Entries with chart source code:
** begin **

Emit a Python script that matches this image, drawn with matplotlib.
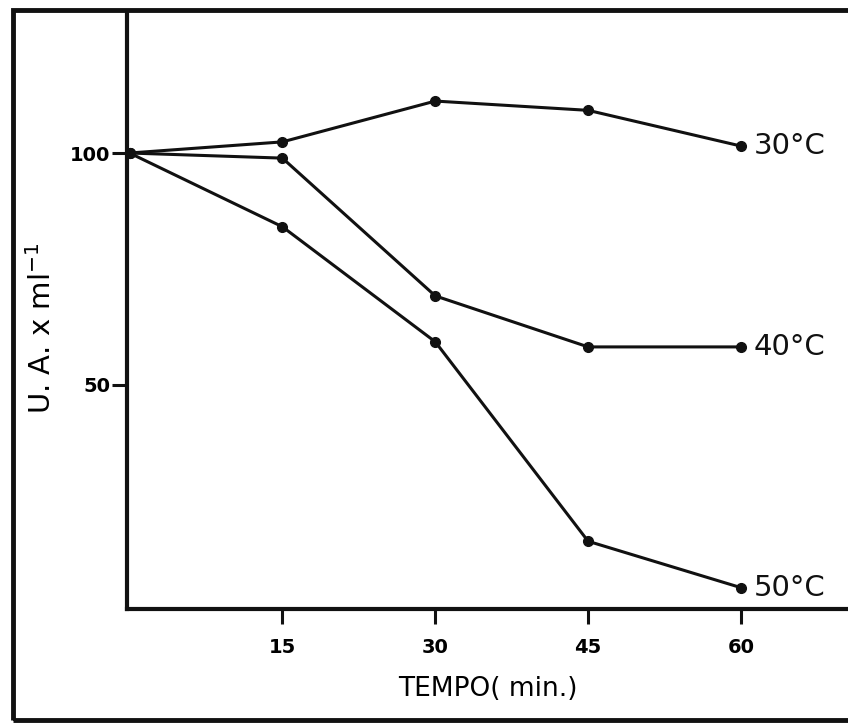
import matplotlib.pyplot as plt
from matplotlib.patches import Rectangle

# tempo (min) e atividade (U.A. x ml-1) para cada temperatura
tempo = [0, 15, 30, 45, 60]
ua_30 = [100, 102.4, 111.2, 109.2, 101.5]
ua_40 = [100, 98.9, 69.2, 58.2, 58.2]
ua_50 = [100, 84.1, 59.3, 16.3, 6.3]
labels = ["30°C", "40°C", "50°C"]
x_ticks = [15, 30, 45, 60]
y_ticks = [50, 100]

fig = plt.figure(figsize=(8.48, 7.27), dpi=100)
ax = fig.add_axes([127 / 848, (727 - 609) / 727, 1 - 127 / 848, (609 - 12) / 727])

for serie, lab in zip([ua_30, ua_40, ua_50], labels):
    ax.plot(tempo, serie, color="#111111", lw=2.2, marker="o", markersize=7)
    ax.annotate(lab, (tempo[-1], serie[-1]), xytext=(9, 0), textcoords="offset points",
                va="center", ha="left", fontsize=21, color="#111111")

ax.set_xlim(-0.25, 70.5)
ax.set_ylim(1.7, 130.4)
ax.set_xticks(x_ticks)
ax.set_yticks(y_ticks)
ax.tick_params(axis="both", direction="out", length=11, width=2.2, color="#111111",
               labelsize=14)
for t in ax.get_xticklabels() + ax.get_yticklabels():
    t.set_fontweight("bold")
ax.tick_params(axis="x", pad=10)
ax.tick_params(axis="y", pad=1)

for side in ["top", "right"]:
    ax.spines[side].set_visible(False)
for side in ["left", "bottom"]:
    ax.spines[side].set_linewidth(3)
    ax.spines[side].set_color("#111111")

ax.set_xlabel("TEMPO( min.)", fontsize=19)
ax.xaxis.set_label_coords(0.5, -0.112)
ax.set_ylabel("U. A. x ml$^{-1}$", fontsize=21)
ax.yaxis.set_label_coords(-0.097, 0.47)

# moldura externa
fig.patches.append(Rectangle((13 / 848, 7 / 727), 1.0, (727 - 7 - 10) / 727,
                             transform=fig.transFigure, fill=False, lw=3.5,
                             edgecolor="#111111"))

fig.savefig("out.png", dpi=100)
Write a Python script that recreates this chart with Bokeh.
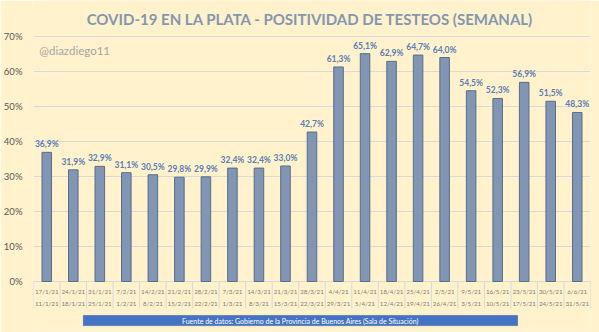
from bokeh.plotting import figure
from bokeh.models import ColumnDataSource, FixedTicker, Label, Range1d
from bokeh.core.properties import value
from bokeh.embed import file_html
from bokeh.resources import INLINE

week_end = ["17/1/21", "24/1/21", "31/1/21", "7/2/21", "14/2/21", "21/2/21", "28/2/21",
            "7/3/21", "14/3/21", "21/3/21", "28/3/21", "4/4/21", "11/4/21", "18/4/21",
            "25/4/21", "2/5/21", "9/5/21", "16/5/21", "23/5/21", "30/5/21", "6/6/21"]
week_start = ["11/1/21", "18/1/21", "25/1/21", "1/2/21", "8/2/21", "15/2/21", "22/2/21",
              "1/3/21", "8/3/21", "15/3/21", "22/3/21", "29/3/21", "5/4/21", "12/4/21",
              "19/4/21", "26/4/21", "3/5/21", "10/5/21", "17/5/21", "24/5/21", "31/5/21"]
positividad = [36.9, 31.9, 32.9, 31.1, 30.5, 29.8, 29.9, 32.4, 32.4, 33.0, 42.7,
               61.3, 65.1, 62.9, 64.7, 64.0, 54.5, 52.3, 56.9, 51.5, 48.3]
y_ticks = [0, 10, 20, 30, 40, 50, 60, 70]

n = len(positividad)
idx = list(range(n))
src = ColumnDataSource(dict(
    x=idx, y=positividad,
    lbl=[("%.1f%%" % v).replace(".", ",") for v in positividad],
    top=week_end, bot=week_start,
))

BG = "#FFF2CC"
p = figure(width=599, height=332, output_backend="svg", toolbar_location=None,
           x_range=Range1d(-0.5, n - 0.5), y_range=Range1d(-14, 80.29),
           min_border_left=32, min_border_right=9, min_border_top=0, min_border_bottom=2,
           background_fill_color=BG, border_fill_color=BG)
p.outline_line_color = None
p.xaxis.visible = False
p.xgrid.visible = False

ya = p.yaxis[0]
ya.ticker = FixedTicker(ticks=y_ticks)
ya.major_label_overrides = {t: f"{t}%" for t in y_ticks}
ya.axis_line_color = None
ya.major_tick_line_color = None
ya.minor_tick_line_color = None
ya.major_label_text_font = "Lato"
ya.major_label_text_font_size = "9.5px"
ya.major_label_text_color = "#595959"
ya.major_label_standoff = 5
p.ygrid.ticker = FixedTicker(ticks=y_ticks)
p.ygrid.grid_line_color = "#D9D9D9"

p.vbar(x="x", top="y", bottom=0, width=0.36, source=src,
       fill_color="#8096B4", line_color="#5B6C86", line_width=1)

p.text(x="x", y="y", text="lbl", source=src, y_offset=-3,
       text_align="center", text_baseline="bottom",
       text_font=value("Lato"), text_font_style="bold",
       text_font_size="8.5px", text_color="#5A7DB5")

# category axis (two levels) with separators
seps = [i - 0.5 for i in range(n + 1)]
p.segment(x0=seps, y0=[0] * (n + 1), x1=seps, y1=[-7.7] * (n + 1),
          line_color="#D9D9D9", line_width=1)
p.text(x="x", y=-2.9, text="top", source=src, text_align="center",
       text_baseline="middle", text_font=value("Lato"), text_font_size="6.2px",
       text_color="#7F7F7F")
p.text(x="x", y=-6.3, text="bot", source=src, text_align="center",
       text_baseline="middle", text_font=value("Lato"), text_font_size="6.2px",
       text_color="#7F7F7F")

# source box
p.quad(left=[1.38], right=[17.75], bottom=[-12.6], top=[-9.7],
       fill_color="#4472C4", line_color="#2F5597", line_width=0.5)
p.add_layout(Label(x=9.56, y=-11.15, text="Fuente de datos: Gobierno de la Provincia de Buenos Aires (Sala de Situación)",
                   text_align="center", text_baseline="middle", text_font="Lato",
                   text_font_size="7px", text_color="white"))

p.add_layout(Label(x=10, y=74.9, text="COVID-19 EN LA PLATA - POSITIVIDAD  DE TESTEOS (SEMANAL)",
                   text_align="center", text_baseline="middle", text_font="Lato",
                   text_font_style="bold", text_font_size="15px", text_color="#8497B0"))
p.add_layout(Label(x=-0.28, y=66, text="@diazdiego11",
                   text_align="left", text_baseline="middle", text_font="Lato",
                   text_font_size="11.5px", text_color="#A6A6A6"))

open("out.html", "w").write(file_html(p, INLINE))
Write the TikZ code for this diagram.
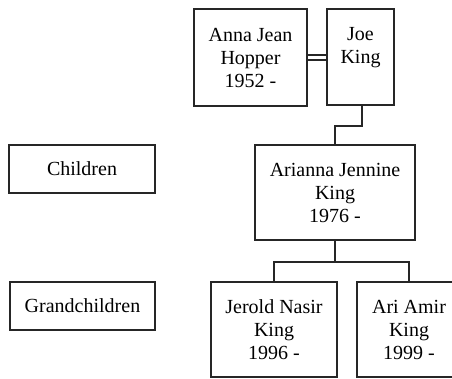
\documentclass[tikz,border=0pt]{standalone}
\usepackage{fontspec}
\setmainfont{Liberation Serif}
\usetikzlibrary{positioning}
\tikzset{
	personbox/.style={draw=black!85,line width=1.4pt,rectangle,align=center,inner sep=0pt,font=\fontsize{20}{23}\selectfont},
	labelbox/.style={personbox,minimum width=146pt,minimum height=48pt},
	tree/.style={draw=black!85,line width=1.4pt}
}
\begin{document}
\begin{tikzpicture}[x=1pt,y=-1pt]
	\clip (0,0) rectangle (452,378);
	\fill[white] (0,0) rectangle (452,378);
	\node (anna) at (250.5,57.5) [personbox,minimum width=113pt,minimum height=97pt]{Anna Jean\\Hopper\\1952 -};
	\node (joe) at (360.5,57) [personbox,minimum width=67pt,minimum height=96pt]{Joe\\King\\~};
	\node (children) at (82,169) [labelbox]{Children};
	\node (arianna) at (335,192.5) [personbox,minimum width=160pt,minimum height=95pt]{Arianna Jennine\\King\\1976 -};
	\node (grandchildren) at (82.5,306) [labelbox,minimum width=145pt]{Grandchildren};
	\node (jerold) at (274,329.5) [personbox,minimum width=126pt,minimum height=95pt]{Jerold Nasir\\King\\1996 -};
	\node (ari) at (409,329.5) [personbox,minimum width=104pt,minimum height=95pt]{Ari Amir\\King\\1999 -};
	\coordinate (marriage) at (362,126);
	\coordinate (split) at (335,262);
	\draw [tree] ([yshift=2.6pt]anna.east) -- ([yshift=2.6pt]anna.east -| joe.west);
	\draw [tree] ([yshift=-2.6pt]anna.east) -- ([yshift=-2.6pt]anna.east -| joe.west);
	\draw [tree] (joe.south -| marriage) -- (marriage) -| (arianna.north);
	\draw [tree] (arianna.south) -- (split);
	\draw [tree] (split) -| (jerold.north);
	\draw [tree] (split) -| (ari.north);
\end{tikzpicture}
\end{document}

** end **
** begin **

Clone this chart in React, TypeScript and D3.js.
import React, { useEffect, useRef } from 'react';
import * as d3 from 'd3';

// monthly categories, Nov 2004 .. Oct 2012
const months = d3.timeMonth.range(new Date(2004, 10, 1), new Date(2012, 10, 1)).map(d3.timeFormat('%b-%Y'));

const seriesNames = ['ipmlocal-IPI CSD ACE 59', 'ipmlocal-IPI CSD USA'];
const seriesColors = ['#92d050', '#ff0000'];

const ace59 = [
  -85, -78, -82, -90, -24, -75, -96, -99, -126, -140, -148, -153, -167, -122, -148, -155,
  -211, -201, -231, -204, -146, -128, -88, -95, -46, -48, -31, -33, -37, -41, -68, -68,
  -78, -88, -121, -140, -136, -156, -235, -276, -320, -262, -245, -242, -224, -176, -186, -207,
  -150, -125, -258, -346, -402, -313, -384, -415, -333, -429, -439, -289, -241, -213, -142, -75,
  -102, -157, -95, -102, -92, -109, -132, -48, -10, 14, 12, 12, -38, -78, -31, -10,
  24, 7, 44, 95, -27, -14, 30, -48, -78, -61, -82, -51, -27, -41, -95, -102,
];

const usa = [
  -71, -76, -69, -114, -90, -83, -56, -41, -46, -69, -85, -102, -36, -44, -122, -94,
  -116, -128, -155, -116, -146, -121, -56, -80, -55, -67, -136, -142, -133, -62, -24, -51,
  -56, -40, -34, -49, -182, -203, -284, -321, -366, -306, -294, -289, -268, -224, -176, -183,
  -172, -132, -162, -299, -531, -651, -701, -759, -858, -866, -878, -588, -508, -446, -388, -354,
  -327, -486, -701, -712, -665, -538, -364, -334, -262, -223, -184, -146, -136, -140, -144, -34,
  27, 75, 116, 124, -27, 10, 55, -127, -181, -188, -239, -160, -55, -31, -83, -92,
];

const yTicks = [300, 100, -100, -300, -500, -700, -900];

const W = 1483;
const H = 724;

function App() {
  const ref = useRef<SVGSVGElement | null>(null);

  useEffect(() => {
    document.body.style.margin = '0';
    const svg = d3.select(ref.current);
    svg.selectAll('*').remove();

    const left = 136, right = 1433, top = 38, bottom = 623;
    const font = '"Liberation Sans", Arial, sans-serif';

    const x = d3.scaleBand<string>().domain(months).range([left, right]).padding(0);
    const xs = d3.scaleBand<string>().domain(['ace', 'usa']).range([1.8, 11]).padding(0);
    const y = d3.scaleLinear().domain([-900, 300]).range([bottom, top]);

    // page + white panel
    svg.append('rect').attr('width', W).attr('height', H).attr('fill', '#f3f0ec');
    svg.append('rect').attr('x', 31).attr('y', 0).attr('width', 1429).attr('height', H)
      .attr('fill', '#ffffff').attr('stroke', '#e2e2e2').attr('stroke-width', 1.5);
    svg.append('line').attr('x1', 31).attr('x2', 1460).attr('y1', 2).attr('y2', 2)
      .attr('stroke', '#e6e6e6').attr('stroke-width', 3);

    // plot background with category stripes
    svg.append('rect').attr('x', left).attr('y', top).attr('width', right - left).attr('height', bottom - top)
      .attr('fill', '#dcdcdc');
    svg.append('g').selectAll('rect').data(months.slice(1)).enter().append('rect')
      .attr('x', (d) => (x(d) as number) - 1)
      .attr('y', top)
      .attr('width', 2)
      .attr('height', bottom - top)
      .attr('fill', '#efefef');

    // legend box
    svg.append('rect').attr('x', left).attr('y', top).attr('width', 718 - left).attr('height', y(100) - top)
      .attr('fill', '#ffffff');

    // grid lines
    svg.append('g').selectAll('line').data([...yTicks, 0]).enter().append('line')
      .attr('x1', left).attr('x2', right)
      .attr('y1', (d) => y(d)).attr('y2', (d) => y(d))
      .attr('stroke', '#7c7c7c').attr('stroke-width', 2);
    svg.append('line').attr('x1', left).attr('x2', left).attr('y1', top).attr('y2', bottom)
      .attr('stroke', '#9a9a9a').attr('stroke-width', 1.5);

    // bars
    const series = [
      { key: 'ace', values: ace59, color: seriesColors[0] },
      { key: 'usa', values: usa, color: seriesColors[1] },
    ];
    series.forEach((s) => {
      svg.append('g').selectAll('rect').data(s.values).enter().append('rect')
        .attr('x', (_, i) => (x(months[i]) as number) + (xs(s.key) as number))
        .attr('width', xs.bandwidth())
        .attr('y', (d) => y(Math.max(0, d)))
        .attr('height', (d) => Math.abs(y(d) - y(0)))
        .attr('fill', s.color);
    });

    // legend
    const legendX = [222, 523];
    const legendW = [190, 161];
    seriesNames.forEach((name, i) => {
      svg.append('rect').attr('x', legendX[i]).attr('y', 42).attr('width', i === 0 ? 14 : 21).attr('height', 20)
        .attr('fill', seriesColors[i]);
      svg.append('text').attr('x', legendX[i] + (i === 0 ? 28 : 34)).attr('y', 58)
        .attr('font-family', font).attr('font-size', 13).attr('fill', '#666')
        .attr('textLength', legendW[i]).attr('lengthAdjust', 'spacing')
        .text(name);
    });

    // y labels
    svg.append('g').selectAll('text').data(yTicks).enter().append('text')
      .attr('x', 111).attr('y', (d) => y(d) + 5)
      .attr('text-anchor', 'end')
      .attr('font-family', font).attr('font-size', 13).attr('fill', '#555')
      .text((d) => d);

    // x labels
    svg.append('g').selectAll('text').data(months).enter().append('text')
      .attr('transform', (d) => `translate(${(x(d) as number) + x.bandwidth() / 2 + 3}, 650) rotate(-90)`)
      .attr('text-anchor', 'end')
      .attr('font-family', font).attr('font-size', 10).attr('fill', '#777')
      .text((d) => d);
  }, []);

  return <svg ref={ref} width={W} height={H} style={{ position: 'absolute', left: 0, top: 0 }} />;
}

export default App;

** end **

• **PROBLEM DESCRIPTION**
Pull out only the lines from the one with "Emit a Python" up to and including the one with "y_ticks = [50, 100]", and drop any pictures along the way.

• **TASK ANSWER**
Emit a Python script that matches this image, drawn with matplotlib.
import matplotlib.pyplot as plt
from matplotlib.patches import Rectangle

# tempo (min) e atividade (U.A. x ml-1) para cada temperatura
tempo = [0, 15, 30, 45, 60]
ua_30 = [100, 102.4, 111.2, 109.2, 101.5]
ua_40 = [100, 98.9, 69.2, 58.2, 58.2]
ua_50 = [100, 84.1, 59.3, 16.3, 6.3]
labels = ["30°C", "40°C", "50°C"]
x_ticks = [15, 30, 45, 60]
y_ticks = [50, 100]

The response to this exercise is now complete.